The Rechabites through all their generations, became shepherds and lived in tents. And as we come down to Jeremiah's commendation of these people, he says in verse 16, “Surely the sons of Jonadab, the son of Rechab, have performed the commandment of their father, which he commanded them. But this people, meaning Israel, God says, has not obeyed me. Therefore, thus says the Lord God of hosts, the God of Israel. Behold, I will bring on Judah, all the inhabitants of Jerusalem, all the doom that I have pronounced against them, because I have spoken to them, but they have not heard. I have called to them, but they have not answered. And Jeremiah said to the House of the Rechabites, “Thus says the Lord God of hosts the God of Israel, because you have obeyed the commandment of Jonadab your father and kept all his precepts have done according to all that he commanded you. Therefore, thus, as the Lord God of host the God of Israel, Jonadab, the Son of Rechab shall not lack a man to stand before me forever.
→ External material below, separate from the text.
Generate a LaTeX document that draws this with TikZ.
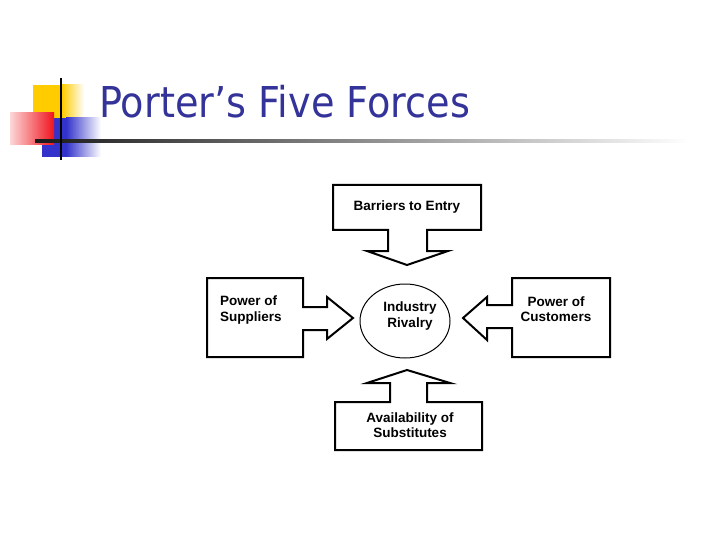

Can you connect this unique group of people who took a vow that they would always remain nomads and shepherds who were linked to the village that once stood slightly outside of Bethlehem, all the way down to the shepherds that ultimately stood before the Lord. According to this promise. “He will not like a man to stand before me.” By the way, the phrase stand before me has a priestly connotation. My conviction is that these shepherds were living in the same place they had always lived, lived in the same way they had always lived, were doing the same things they had always done, continued to remain students of God's word. Obviously. And they were the first ones that were invited to meet the Savior as he entered the world. That's pretty amazing. But it's not as amazing as what happened and what they witnessed.
You know, Paul captures the first Christmas in a way this the simple story can't. We love the story in its simplicity, its oriental beauty, and it's so amazingly beautiful, but it doesn't come close to capturing what that little child represented. When Paul tells us in Philippians 2:5, “Let this mind being you, which was also in Christ Jesus, who, although He existed in the form of God, did not regard equality with God a thing to cling to or a thing to grasped. But He made Himself of no reputation and came in the form of a man and being found in existence as a man. He humbled Himself even further unto death. Even the death of the cross.” That all began right here. That was that huge step that our Savior took from his throne in heaven down into this world full of sin, sorrow and suffering. For what? To live a life of rejection. A life misunderstood. A life of slander and maligning. And ultimately, to go to the cross. For you and I. to pay the penalty for our sins, and not just for ours. But as John tells us, “for the sins of the entire world.” We should stand as we do today, preparing to celebrate Christmas with the reverence, amazement, humility. Our souls should be struck with the beauty, but also the grandeur and the greatness of everything that our Savior has done for us.